> _RECORDS FOR PROCESSING_:
========================
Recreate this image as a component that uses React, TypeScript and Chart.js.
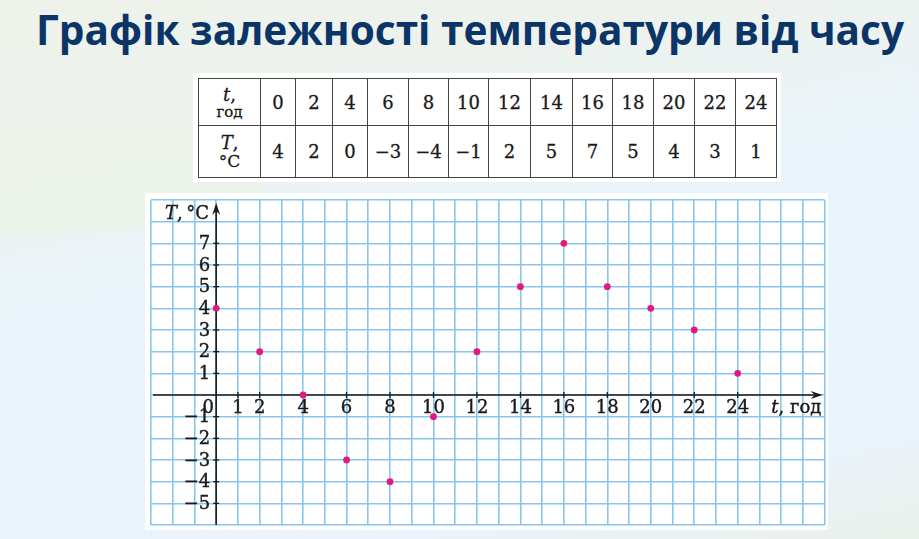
========================
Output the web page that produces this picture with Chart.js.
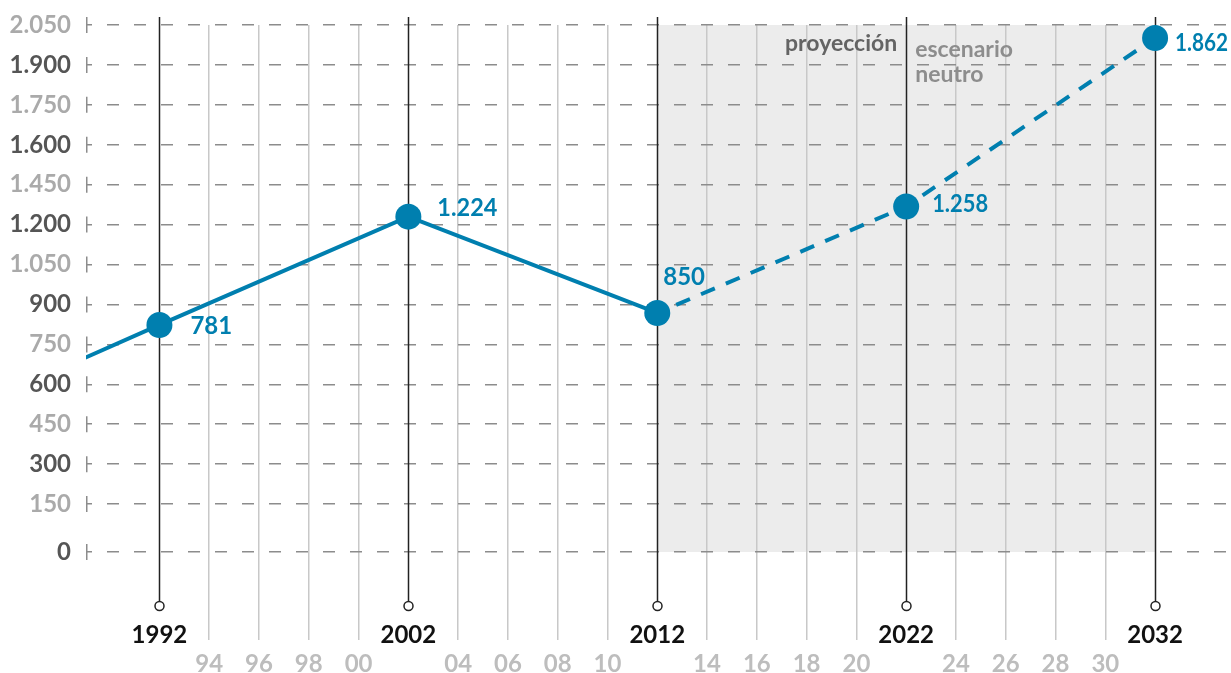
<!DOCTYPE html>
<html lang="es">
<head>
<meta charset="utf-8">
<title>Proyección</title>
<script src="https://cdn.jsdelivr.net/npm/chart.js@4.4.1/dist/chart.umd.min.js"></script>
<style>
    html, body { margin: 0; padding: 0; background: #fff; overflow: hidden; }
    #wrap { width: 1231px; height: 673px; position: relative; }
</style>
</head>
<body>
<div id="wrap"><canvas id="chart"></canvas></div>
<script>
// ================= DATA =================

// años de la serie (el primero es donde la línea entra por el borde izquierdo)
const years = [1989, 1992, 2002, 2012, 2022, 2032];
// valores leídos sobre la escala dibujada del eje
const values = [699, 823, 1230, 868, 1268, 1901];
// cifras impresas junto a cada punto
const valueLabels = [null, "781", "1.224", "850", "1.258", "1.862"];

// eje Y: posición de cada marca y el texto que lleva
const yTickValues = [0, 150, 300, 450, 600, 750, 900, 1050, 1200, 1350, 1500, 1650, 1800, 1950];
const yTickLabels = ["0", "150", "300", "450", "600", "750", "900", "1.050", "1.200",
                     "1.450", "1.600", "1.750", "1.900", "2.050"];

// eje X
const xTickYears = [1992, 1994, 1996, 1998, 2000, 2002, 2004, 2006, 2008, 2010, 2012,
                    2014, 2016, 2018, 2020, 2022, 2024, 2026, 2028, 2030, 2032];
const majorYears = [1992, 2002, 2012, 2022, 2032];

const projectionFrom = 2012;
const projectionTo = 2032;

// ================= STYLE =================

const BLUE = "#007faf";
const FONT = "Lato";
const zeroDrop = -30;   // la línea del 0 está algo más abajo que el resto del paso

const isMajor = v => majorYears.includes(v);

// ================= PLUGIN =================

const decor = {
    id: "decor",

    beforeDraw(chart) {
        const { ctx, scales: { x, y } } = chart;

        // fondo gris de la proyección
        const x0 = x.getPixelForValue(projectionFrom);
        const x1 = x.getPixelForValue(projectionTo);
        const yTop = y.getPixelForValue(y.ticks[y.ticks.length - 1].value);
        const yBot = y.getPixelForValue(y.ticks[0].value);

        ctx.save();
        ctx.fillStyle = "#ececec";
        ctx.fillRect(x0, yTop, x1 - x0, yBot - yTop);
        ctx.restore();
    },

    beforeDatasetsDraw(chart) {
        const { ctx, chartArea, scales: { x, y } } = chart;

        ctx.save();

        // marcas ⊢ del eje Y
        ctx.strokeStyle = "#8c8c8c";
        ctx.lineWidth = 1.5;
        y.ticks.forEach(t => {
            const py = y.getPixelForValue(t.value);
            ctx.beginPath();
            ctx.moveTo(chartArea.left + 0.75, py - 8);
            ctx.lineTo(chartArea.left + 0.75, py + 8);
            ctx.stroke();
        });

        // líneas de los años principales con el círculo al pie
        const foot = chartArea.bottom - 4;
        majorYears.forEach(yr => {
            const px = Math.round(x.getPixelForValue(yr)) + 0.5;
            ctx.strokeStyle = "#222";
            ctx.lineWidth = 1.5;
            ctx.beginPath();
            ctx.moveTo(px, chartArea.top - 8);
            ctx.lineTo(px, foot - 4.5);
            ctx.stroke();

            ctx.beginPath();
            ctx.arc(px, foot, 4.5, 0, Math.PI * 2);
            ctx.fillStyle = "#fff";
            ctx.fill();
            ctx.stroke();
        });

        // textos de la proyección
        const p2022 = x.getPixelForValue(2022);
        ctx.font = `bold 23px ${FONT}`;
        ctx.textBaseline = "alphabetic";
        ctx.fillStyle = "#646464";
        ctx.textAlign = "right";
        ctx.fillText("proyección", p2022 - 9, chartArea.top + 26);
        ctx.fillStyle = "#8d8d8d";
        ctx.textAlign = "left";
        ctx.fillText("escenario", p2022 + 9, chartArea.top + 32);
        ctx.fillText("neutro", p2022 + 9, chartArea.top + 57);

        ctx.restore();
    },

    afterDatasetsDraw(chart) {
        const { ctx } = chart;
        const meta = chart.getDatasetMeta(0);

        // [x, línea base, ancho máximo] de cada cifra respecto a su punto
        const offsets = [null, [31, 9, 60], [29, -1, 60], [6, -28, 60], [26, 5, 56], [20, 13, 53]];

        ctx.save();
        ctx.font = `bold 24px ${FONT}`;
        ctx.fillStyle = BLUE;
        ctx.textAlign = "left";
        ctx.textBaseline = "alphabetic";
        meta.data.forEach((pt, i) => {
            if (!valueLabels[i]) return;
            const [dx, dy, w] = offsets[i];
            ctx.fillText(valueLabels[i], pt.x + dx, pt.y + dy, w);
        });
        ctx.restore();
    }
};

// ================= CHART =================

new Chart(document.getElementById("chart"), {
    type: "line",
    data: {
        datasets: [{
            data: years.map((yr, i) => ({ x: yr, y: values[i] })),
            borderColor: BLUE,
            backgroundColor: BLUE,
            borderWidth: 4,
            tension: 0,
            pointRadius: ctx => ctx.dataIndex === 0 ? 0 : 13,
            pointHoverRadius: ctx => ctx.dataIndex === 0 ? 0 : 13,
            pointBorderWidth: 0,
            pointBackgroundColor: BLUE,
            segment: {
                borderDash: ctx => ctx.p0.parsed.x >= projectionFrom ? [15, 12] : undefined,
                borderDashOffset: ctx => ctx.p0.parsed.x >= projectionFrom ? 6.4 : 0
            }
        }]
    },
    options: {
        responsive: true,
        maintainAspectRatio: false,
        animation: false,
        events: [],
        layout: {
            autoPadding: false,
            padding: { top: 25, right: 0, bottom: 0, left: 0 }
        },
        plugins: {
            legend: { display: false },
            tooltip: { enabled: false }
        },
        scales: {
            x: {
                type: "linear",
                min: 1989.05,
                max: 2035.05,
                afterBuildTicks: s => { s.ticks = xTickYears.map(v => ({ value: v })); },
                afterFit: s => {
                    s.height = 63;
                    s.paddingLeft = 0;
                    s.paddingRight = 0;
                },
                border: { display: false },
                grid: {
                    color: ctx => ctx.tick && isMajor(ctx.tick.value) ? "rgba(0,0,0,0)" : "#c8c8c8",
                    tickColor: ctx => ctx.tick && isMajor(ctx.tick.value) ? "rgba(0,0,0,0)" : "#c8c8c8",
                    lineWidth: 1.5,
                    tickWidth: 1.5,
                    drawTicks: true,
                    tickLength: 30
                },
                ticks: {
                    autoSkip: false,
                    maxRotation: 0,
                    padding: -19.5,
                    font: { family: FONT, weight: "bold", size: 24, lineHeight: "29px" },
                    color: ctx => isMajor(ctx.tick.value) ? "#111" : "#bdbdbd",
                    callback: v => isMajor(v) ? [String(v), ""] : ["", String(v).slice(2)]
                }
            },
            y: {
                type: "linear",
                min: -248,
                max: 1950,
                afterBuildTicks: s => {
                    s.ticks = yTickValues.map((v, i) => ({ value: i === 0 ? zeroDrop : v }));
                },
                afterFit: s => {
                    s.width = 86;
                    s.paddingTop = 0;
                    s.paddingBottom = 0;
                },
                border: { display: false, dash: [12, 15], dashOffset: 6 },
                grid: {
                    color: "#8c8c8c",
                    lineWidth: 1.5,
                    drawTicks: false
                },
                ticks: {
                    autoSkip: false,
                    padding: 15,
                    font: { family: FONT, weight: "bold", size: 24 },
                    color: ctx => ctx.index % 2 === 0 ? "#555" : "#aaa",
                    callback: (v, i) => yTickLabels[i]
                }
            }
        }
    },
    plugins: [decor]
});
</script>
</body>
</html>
========================
> _WORK REQUIRED_: Scan the listing above for the word "this" and show each line where it is found.

> _FULL SOLUTION_:
Recreate this image as a component that uses React, TypeScript and Chart.js.
Output the web page that produces this picture with Chart.js.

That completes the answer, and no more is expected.